Go ahead and book an improvement session or two with your pro of choice because you will not be able to do it on your own. The tour pros get input every single day from their coaches. Why wouldn't you on occasion or periodically?
There's practice hitting with a friend. Getting on the ball machine. Drop-hitting. Going to the outdoor 3-wall racquetball courts at SW Florida State College which serve as perfect tennis backboards - old school and still productive. And, at the very minimum, practicing your serve on a regular basis – 2 to 3 times a week for 15-20 minutes only with 12 new or relatively new balls.
With the help of an experienced pro you can shore up that sketchy backhand. Actually learn how to hit an effective second serve with spin that's not a liability, learn shot making spacing – especially longitudinally, and, even learn to watch the ball better. Yes, that's a skill too.
And what better time to improve your game than in the SWFL summer months when league play is diminished, tournaments are few are far between, and many of your snowbird playing partners have flown the coup.

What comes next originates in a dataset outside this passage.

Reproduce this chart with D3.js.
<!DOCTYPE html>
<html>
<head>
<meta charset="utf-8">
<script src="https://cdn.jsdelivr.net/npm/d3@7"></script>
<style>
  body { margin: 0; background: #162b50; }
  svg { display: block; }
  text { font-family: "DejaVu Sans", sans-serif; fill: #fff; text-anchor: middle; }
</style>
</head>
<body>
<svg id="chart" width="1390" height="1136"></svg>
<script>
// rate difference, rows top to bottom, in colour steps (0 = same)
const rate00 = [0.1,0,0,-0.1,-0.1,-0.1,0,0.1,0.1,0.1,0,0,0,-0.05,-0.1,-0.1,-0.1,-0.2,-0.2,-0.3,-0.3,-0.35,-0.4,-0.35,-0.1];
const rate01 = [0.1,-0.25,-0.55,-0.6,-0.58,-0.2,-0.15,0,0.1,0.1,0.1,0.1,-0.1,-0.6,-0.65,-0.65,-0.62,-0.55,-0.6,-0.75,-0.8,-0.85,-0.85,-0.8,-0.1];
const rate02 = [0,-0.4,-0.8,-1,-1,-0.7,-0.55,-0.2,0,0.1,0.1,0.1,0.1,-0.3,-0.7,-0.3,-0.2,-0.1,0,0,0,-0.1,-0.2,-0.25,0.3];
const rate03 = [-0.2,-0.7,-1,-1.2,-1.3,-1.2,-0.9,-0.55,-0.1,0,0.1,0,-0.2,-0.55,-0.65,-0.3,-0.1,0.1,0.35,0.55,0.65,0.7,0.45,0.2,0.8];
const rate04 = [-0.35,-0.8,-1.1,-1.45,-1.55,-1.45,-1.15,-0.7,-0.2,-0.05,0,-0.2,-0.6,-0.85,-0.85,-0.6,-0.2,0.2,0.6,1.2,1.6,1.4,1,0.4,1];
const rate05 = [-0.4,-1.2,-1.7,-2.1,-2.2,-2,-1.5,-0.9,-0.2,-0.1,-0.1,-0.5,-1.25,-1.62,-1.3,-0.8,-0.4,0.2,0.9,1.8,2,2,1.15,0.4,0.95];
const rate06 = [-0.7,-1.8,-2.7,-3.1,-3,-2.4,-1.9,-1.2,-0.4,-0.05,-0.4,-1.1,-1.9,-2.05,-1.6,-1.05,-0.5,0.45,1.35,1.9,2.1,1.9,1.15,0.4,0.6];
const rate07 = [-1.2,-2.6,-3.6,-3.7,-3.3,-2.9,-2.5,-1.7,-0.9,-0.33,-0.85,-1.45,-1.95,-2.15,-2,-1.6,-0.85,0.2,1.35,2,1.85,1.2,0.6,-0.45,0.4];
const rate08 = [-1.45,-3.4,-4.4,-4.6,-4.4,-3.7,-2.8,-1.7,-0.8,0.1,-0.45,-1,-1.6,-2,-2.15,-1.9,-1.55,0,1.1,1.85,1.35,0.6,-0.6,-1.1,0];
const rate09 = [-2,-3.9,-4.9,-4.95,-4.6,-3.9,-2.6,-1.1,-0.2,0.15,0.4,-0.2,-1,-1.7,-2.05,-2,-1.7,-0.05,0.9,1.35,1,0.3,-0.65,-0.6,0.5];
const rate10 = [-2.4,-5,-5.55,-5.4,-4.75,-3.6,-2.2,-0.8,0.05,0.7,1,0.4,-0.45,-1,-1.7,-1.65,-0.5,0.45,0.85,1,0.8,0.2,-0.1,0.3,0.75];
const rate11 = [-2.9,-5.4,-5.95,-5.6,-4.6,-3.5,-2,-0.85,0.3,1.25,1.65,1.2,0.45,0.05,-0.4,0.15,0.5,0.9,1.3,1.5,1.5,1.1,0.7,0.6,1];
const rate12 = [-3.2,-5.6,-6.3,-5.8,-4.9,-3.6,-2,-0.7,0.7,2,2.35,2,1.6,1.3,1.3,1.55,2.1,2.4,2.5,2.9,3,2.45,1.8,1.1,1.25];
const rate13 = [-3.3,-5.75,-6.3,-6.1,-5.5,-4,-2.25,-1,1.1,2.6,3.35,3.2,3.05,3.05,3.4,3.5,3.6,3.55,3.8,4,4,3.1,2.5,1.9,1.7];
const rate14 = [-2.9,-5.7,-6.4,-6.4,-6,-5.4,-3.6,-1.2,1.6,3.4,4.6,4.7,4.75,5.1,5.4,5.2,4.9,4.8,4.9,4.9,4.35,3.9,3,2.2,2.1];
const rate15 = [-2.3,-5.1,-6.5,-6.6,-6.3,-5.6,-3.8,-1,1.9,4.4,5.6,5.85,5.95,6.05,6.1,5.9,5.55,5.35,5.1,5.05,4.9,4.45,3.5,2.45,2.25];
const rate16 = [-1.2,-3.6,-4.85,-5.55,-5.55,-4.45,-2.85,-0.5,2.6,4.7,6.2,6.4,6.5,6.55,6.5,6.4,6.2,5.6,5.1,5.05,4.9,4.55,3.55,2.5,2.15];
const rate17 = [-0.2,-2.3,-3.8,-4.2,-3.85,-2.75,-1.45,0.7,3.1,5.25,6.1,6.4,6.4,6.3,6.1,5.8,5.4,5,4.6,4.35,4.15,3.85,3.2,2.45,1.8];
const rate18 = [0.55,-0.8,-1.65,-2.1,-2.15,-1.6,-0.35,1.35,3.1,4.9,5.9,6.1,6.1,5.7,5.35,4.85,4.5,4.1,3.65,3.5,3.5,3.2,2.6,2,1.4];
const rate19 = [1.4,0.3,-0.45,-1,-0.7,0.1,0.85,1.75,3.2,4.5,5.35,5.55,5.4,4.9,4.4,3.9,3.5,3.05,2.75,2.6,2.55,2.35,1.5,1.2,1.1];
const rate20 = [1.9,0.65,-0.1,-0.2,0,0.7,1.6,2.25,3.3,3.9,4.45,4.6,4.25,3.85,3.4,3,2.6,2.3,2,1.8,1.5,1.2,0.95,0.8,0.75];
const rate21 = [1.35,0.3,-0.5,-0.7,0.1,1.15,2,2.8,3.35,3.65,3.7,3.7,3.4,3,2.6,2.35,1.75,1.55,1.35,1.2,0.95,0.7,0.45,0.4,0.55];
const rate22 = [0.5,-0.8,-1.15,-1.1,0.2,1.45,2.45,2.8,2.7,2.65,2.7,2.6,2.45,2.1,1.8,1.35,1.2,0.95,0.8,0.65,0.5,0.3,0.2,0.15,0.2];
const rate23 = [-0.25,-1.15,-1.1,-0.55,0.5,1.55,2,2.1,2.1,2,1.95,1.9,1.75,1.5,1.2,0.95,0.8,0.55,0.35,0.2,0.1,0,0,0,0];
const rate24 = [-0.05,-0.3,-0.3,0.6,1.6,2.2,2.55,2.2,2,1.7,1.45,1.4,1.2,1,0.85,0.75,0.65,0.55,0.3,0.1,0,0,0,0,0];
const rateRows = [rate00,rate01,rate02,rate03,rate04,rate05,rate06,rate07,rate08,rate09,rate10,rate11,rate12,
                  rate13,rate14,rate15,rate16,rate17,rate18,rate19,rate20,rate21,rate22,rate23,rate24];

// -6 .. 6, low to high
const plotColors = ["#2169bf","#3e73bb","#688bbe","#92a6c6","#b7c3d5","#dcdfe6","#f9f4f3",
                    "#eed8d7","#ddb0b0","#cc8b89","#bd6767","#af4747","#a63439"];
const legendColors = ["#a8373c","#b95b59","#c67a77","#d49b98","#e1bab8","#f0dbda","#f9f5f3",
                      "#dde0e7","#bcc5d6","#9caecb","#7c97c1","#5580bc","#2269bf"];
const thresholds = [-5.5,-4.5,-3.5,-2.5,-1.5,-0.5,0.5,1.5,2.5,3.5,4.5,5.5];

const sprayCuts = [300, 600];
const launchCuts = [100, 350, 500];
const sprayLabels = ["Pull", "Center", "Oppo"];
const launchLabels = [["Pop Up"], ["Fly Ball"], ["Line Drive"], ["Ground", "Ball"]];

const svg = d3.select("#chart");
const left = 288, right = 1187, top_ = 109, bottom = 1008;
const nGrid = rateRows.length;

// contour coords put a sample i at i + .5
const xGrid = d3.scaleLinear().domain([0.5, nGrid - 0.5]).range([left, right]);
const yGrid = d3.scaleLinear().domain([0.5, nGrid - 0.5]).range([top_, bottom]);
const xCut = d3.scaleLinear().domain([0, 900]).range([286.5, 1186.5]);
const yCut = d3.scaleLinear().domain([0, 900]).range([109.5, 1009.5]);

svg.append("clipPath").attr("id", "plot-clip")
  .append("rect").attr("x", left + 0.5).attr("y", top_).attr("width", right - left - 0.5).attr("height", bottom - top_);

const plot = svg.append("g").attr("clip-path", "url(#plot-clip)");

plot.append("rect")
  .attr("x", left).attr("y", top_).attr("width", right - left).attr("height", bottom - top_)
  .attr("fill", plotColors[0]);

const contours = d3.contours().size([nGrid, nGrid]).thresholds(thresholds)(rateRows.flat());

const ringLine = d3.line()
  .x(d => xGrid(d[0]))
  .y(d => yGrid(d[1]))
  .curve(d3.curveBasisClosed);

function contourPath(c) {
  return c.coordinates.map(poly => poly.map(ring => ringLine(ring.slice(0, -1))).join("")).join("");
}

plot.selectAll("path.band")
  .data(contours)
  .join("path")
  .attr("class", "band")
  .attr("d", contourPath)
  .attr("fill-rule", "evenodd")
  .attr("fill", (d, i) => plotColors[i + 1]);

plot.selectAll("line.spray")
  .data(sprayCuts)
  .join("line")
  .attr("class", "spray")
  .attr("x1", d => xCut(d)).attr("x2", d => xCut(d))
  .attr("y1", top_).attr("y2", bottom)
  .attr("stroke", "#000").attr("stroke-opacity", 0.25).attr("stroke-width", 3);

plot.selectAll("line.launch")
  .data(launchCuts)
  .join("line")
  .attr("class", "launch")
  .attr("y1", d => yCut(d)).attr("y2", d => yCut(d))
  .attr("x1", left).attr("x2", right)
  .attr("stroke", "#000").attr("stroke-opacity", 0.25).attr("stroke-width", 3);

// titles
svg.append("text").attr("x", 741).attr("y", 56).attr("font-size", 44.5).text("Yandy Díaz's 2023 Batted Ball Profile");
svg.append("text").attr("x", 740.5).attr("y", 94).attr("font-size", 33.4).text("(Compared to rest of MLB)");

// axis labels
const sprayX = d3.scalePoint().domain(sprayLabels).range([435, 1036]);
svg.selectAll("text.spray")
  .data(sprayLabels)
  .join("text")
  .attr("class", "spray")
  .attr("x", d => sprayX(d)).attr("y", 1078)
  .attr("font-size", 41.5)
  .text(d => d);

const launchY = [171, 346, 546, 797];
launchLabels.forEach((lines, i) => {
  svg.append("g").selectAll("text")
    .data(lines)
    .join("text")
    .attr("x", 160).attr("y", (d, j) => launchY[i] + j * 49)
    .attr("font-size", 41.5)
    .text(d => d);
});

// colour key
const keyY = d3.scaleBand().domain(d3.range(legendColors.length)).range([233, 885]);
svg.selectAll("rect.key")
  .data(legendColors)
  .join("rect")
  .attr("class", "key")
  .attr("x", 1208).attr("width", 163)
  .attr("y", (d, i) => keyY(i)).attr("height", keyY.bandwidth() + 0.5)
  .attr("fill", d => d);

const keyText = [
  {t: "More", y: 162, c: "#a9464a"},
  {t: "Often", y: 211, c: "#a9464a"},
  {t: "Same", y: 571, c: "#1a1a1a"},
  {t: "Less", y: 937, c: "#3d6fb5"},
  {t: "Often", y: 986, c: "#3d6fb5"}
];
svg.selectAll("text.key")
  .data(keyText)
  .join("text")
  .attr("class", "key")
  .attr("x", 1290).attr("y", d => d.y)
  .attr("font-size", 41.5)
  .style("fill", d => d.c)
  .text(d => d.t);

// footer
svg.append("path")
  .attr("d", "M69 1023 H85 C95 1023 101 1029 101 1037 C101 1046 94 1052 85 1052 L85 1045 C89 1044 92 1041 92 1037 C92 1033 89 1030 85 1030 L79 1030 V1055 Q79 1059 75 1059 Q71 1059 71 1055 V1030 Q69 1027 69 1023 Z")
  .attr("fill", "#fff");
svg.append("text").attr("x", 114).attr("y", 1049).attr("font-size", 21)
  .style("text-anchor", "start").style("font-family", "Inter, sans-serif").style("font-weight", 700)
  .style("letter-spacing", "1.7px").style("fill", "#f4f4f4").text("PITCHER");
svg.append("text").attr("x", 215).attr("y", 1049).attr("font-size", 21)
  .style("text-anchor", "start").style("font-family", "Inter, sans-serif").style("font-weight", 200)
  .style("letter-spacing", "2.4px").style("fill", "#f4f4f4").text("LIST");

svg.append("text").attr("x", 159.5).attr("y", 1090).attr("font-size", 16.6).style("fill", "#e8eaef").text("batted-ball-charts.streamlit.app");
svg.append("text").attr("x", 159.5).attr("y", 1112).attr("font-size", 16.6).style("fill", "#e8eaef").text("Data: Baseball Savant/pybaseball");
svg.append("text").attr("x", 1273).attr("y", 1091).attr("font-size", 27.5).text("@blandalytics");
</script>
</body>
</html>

I've never yet encountered, in over 50 years teaching and coaching the game, an older dog who couldn't learn some new tricks and become a stronger player. Qualifier: That is only if you're motivated to aspire higher and haven't thrown in the towel on your game and yourself, regrettably resigned to a declining dynamic.
Okay, starting right now, you now have 5 months to raise your level in order to have a more successful, enjoyable 2017-18 season! Isn't funny how only the more skillful players seem to always get the lucky breaks.